Ovejas negras genéticas
Para demostrar hasta qué punto la inclinación biológica hacia la cooperación, y su traducción en la asistencia a colegios electorales, produce individuos más o menos cooperadores, James Fowler, Laura Baker y Christopher Dawes realizaron un estudio publicado en 2008 en la American Political Science Review en el que examinaron a 400 gemelos idénticos y no idénticos de la zona de Los Ángeles.

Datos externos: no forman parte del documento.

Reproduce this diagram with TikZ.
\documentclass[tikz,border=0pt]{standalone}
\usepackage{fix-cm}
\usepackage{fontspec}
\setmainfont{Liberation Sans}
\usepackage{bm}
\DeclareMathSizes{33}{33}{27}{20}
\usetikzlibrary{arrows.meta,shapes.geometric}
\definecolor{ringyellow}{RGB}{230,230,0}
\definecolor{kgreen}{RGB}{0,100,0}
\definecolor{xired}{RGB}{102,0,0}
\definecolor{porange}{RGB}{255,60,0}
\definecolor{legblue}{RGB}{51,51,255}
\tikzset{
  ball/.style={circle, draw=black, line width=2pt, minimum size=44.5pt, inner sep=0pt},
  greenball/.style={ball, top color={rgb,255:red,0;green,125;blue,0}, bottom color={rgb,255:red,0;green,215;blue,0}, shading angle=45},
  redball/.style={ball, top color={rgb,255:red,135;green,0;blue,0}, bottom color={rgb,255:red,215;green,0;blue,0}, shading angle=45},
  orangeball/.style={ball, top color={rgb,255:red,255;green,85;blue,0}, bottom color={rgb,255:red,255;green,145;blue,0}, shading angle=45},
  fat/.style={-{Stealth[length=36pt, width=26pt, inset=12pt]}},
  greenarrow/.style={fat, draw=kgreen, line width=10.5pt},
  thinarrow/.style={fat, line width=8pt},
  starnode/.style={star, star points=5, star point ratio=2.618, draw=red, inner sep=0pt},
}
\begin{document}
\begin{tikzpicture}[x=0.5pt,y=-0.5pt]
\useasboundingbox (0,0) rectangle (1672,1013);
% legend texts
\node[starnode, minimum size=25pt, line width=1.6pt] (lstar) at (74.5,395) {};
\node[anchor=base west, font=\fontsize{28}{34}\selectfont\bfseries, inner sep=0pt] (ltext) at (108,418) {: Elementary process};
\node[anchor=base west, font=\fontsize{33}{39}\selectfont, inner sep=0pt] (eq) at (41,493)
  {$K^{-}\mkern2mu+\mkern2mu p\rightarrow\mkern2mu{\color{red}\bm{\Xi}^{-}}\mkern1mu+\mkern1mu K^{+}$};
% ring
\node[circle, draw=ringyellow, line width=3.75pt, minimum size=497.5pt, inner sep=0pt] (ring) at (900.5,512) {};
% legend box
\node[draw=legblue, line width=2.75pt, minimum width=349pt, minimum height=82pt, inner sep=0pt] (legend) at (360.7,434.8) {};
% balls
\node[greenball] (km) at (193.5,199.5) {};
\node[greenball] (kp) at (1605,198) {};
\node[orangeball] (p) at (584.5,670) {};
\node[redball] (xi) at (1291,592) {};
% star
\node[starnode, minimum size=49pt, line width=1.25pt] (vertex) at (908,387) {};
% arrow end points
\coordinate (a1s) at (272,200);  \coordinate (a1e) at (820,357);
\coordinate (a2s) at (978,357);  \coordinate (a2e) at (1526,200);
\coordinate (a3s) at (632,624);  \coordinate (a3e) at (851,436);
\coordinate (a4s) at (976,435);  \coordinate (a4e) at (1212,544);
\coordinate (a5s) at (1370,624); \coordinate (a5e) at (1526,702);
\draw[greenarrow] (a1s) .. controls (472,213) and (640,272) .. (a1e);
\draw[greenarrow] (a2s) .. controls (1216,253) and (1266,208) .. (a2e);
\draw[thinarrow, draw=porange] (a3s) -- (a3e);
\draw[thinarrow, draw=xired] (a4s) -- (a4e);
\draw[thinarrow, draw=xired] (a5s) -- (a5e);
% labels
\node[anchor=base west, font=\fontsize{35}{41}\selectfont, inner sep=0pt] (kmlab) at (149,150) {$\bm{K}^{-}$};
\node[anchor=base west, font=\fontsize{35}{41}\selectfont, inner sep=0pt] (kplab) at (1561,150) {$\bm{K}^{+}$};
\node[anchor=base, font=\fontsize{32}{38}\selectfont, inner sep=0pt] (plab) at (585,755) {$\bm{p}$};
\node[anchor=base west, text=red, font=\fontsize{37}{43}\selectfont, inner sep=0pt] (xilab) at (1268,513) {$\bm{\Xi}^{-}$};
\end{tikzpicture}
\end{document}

Cuando hablamos de gemelos idénticos o univitelinos estamos hablando de clones perfectos. Es decir, personas que comparten el 100% del genoma. Los 400 gemelos, además, se habían criado juntos, en el mismo contexto familiar, así que no había diferencias sustanciales en lo tocante a educación, estatus económico y afiliación política. Los resultados sugieren que los gemelos idénticos, los clones, mostraban mayor inclinación a mostrar la misma conducta cuando se trataba de votar o no votar (es irrelevante a quién votaran). Fowler y sus colegas llegaron a la conclusión de que un poco más del 50% de la concordancia en esta conducta tenía su origen en la genética.

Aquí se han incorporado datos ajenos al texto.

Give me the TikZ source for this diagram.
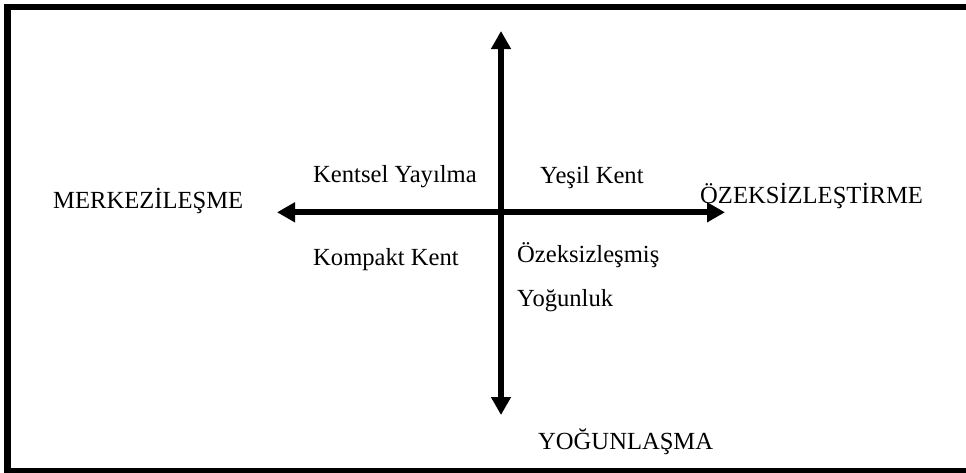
\documentclass[tikz,border=0pt]{standalone}
\usepackage{fontspec}
\setmainfont{Liberation Serif}
\usetikzlibrary{arrows.meta}
\begin{document}
\begin{tikzpicture}[x=1pt,y=-1pt,
  axis/.style={line width=6pt,{Triangle[length=18pt,width=19pt]}-{Triangle[length=18pt,width=19pt]}},
  lbl/.style={anchor=base west,inner sep=0pt,font=\fontsize{24.6pt}{29pt}\selectfont}]
\useasboundingbox (0,0) rectangle (966,472);
\fill[white] (0,0) rectangle (966,472);
\begin{scope}
\clip (0,0) rectangle (966,472);
\draw[line width=6.5pt] (1000,7) -- (7.5,7) -- (7.5,471.5) -- (1000,471.5);
\end{scope}
\coordinate (top) at (501,31);
\coordinate (bot) at (501,415);
\coordinate (lft) at (277,212.3);
\coordinate (rgt) at (725,212.3);
\draw[axis] (bot) -- (top);
\draw[axis] (lft) -- (rgt);
\node[lbl] (merk) at (53,208) {MERKEZİLEŞME};
\node[lbl] (ozek) at (700,203) {ÖZEKSİZLEŞTİRME};
\node[lbl] (yog) at (538,449) {YOĞUNLAŞMA};
\node[lbl] (ky) at (313,182) {Kentsel Yayılma};
\node[lbl] (kk) at (313,265) {Kompakt Kent};
\node[lbl] (yk) at (540,183) {Yeşil Kent};
\node[lbl] (oz) at (517,262) {Özeksizleşmiş};
\node[lbl] (yo) at (517,306) {Yoğunluk};
\end{tikzpicture}
\end{document}
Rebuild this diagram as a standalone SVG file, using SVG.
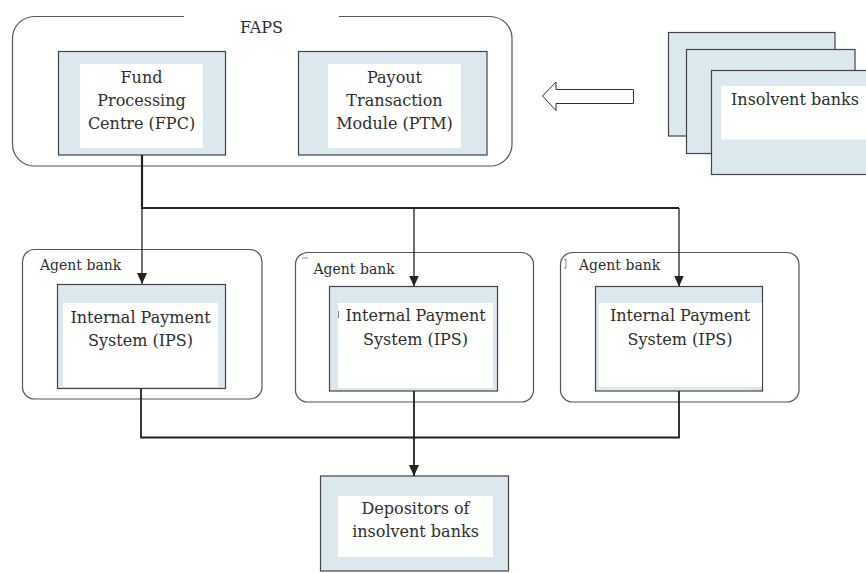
<svg xmlns="http://www.w3.org/2000/svg" width="866" height="573" viewBox="0 0 866 573">
<style>
.t{font-family:"DejaVu Serif","Liberation Serif",serif;font-size:16px;fill:#2e2e2e;text-anchor:middle}
.s{font-family:"DejaVu Serif","Liberation Serif",serif;font-size:14px;fill:#2e2e2e}
.blue{fill:#dbe9ef;stroke:#444;stroke-width:1.2}
.white{fill:#fff}
.grp{fill:none;stroke:#555;stroke-width:1.2}
.thick{fill:none;stroke:#222;stroke-width:2.2}
.thin{fill:none;stroke:#222;stroke-width:1.3}
.med{fill:none;stroke:#222;stroke-width:1.8}
.art{stroke:#888;stroke-width:1;fill:none}
</style>
<defs>
<marker id="ah" markerUnits="userSpaceOnUse" markerWidth="10" markerHeight="12" viewBox="0 0 10 12" refX="5" refY="11" orient="auto-start-reverse">
<path d="M0,0 L10,0 L5,11 Z" fill="#222" transform="rotate(0)"/>
</marker>
<marker id="ahd" markerUnits="userSpaceOnUse" markerWidth="10" markerHeight="12" viewBox="0 0 10 12" refX="11" refY="5" orient="auto">
<path d="M0,0 L11,5 L0,10 Z" fill="#222"/>
</marker>
</defs>
<rect width="866" height="573" fill="#fff"/>

<g id="faps">
<path class="grp" d="M184,16.5 H34.5 A22,22 0 0 0 12.5,38.5 V144 A22,22 0 0 0 34.5,166 H490 A22,22 0 0 0 512,144 V38.5 A22,22 0 0 0 490,16.5 H339"/>
<text class="t" x="261.5" y="33">FAPS</text>
</g>

<g id="fpc">
<rect class="blue" x="58.5" y="51.5" width="167" height="103.5"/>
<rect class="white" x="80" y="64" width="123" height="84"/>
<text class="t" x="141.5" y="83">Fund</text>
<text class="t" x="141.5" y="105.5">Processing</text>
<text class="t" x="141.5" y="129">Centre (FPC)</text>
</g>

<g id="ptm">
<rect class="blue" x="298.5" y="51.5" width="188.5" height="103.5"/>
<rect class="white" x="328" y="64" width="133" height="84"/>
<text class="t" x="394.5" y="83">Payout</text>
<text class="t" x="394.5" y="105.5">Transaction</text>
<text class="t" x="394.5" y="129">Module (PTM)</text>
</g>

<g id="arrow-hollow">
<polygon points="542.5,96 556,82 556,89.5 633.5,89.5 633.5,103.5 556,103.5 556,110.5" fill="#fff" stroke="#333" stroke-width="1"/>
</g>

<g id="insolvent-banks">
<rect class="blue" x="668.5" y="32.5" width="166.5" height="103.5"/>
<rect class="blue" x="686.5" y="49.5" width="168.5" height="104"/>
<rect class="blue" x="711.5" y="70.5" width="160" height="104"/>
<rect class="white" x="721" y="86" width="150" height="53.5"/>
<text class="t" x="731" y="104.5" style="text-anchor:start">Insolvent banks</text>
</g>

<g id="agent1">
<rect class="grp" x="22.5" y="249.5" width="239.5" height="149.5" rx="12"/>
<text class="s" x="40" y="269.5">Agent bank</text>
<rect class="blue" x="57.5" y="284.5" width="168" height="104"/>
<rect class="white" x="63" y="303" width="155" height="84"/>
<text class="t" x="140.5" y="322.5">Internal Payment</text>
<text class="t" x="140.5" y="346">System (IPS)</text>
</g>

<g id="agent2">
<rect class="grp" x="295.5" y="252.5" width="238" height="149.5" rx="12"/>
<line class="art" x1="302" y1="258" x2="308" y2="258"/>
<text class="s" x="313.5" y="273.5">Agent bank</text>
<rect class="blue" x="329.5" y="286.5" width="168" height="104.5"/>
<rect class="white" x="338" y="303" width="155" height="85"/>
<line class="art" x1="338.5" y1="311" x2="338.5" y2="318"/>
<text class="t" x="415.5" y="321">Internal Payment</text>
<text class="t" x="415.5" y="344.5">System (IPS)</text>
</g>

<g id="agent3">
<rect class="grp" x="560.5" y="252.5" width="238.5" height="149.5" rx="12"/>
<path class="art" d="M564,259.5 H566 V268 H564"/>
<text class="s" x="579" y="269.5">Agent bank</text>
<rect class="blue" x="595.5" y="286.5" width="167" height="104.5"/>
<rect class="white" x="599" y="303" width="163" height="84"/>
<text class="t" x="680" y="321">Internal Payment</text>
<text class="t" x="680" y="344.5">System (IPS)</text>
</g>

<g id="depositors">
<rect class="blue" x="320.5" y="476" width="188" height="95"/>
<rect class="white" x="338" y="496" width="155" height="61"/>
<text class="t" x="415.5" y="514">Depositors of</text>
<text class="t" x="415.5" y="537">insolvent banks</text>
</g>

<g id="connectors">
<path class="thick" d="M142,155 V208 H679"/>
<path class="thin" d="M142,208 V284" marker-end="url(#ahd)"/>
<path class="thin" d="M414,208 V286.5" marker-end="url(#ahd)"/>
<path class="thin" d="M679,208 V286.5" marker-end="url(#ahd)"/>
<path class="med" d="M141,389 V437.5 H679 V391"/>
<path class="med" d="M414,391 V476" marker-end="url(#ahd)"/>
</g>
</svg>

¿Por qué las personas más concienciadas con el grupo, las que cumplían su deber colectivo, podrían haber prosperado en tiempos pretéritos, cuando nuestros antepasados apenas podían arreglárselas para sobrevivir? Blenkler lo resume: Imaginemos que a lo largo del milenio algunas culturas han premiado y valorado la concienciación, mientras que otras no lo han hecho. En esas culturas, las personas que tuviesen una predisposición genética a ser concienciadas prosperarían y, dado que serían consideradas mejores compañeras, se reproducirían, lo que significaría que con el tiempo habría más de ellas en la población. Esas culturas podrían, a su vez, mantener la cooperación más eficazmente, puesto que la gente se vería impulsada a hacer lo correcto incluso sin ser controlada, castigada o recompensada directamente.

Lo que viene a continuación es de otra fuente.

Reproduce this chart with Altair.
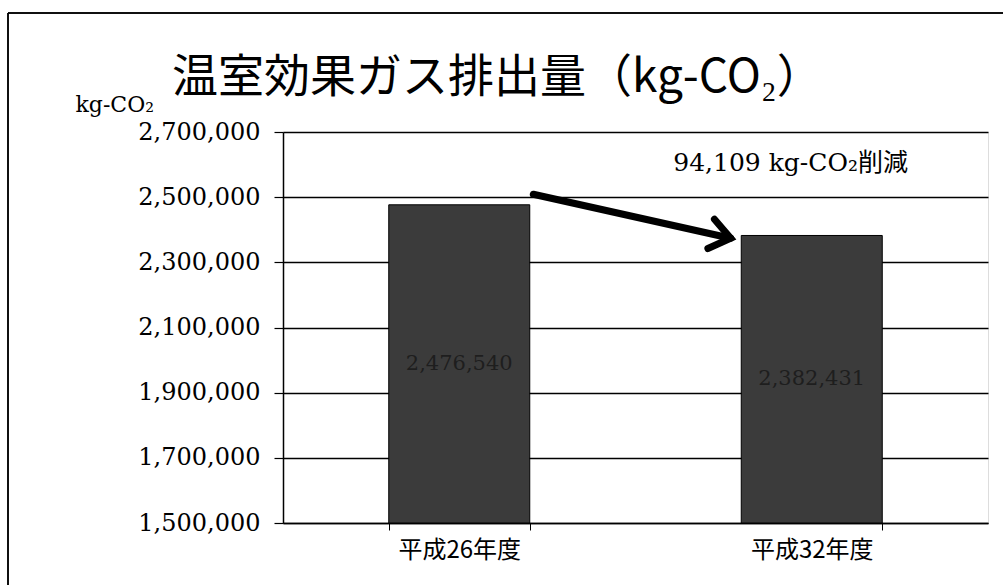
import altair as alt
import pandas as pd

# ---- data ----
categories = ["平成26年度", "平成32年度"]
values = [2476540, 2382431]
baseline = 1500000
y_ticks = [1500000, 1700000, 1900000, 2100000, 2300000, 2500000, 2700000]

# arrow (x in category units: 0..2 spans the two bands)
arrow_x = [0.71, 1.27]
arrow_y = [2508900, 2374000]
note_text = ["94,109 kg-CO₂削減"]
note_x = [1.44]
note_y = [2604000]

title_text = "温室効果ガス排出量（kg-CO₂）"
y_unit = "kg-CO₂"

serif = "DejaVu Serif, Noto Sans CJK JP"
jp = "Noto Sans CJK JP"

bars_df = pd.DataFrame({"cat": categories, "value": values, "base": [baseline] * len(values)})
arrow_df = pd.DataFrame({"x": arrow_x, "y": arrow_y, "order": [0, 1]})
head_df = pd.DataFrame({"x": [arrow_x[-1]], "y": [arrow_y[-1]]})
note_df = pd.DataFrame({"x": note_x, "y": note_y, "t": note_text})

y_scale = alt.Scale(domain=[1500000, 2700000], nice=False, zero=False)
x_band = alt.Scale(paddingInner=0.6, paddingOuter=0.3)

x_axis = alt.Axis(title=None, labelAngle=0, tickBand="extent", labelFont=jp,
                  labelFontSize=24, labelColor="black", domainColor="black",
                  domainWidth=1.5, tickColor="black", tickSize=7, labelPadding=8,
                  grid=False)

y_axis = alt.Axis(values=y_ticks, format=",.0f", title=y_unit, titleAngle=0,
                  titleAlign="left", titleBaseline="bottom", titleX=-208, titleY=-16,
                  titleFont=serif, titleFontSize=22, titleFontWeight="normal",
                  titleColor="black",
                  labelFont=serif, labelFontSize=24, labelColor="black",
                  labelPadding=14, tickSize=9, tickColor="black", tickWidth=1.2,
                  domainColor="black", domainWidth=1.5,
                  grid=True, gridColor="black", gridWidth=1.4)

bars = alt.Chart(bars_df).mark_bar(color="#3b3b3b", stroke="black", strokeWidth=1).encode(
    x=alt.X("cat:N", sort=categories, scale=x_band, axis=x_axis),
    y=alt.Y("value:Q", scale=y_scale, axis=y_axis),
    y2="base:Q",
)

labels = alt.Chart(bars_df).transform_calculate(
    mid="(datum.value + datum.base) / 2",
    lab="format(datum.value, ',')",
).mark_text(font=serif, fontSize=21, color="#1e1e1e").encode(
    x=alt.X("cat:N", sort=categories, scale=x_band, axis=x_axis),
    y=alt.Y("mid:Q", scale=y_scale, axis=y_axis),
    text="lab:N",
)

base_layer = alt.layer(bars, labels)

x_q = alt.Scale(domain=[0, 2], nice=False, zero=False)

arrow_line = alt.Chart(arrow_df).mark_line(color="black", strokeWidth=7, strokeCap="round").encode(
    x=alt.X("x:Q", scale=x_q, axis=None),
    y=alt.Y("y:Q", scale=y_scale, axis=y_axis),
    order="order:Q",
)

arrow_head = alt.Chart(head_df).mark_point(
    shape="M -1 -0.75 L 0 0 L -1 0.75", filled=False, stroke="black", strokeWidth=7,
    strokeCap="round", strokeJoin="miter", size=1600, angle=12.6, opacity=1
).encode(
    x=alt.X("x:Q", scale=x_q, axis=None),
    y=alt.Y("y:Q", scale=y_scale, axis=y_axis),
)

note = alt.Chart(note_df).mark_text(font=serif, fontSize=25, color="black").encode(
    x=alt.X("x:Q", scale=x_q, axis=None),
    y=alt.Y("y:Q", scale=y_scale, axis=y_axis),
    text="t:N",
)

frame_left = alt.Chart(bars_df).mark_rule(color="black", strokeWidth=1.5).encode(
    x=alt.value(-275), y=alt.value(-119), y2=alt.value(460)
)
frame_top = alt.Chart(bars_df).mark_rule(color="black", strokeWidth=1.5).encode(
    x=alt.value(-275), x2=alt.value(725), y=alt.value(-119)
)

annot_layer = alt.layer(arrow_line, arrow_head, note, frame_left, frame_top)

chart = alt.layer(base_layer, annot_layer).resolve_scale(
    x="independent"
).properties(
    width=705, height=391,
    autosize=alt.AutoSizeParams(type="none"),
    padding={"left": 283, "top": 132, "right": 15, "bottom": 62},
    title=alt.TitleParams(title_text, font=jp, fontSize=46, fontWeight="normal",
                          color="black", anchor="start", frame="group", dx=-111,
                          offset=0, dy=90),
).configure_view(strokeWidth=0, stroke="transparent").configure(background="white")

chart.save("out.html", embed_options={"renderer": "svg", "actions": False})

La hipótesis de que la gente que no piensa solo en sí misma es más deseable tiene sustento en el sentido de que los individuos tienen mayor probabilidad de sobrevivir si se organizan en grupos. Los grupos solo pueden ser prósperos si existe determinado grado de colaboración y concienciación. De hecho, la concienciación es en sí mismo uno de los cinco rasgos que más ampliamente se usan para clasificar la personalidad, junto al neuroticismo, la extroversión y la franqueza. Y todos ellos son rasgos determinados por la genética entre un 42 y un 57 %, según los trabajos de Thomas Bouchard y Matt McGue sobre gemelos, adopción y estudios biológicos. Es decir, que no existe un gen específico para votar, pero sí un conjunto de genes que se activan en contextos donde la cooperación es útil para sobrevivir, lo que se traduce en conductas más sociales, como luchar en la guerra, acudir a manifestaciones en defensa de colectivos discriminados o, en efecto, introducir una papeleta en una urna aunque nuestra papeleta, por sí misma, no cambiará nada. Y, quién sabe, quizá este conjunto de genes sea en breve responsable de la conducta del advenimiento de la democracia líquida.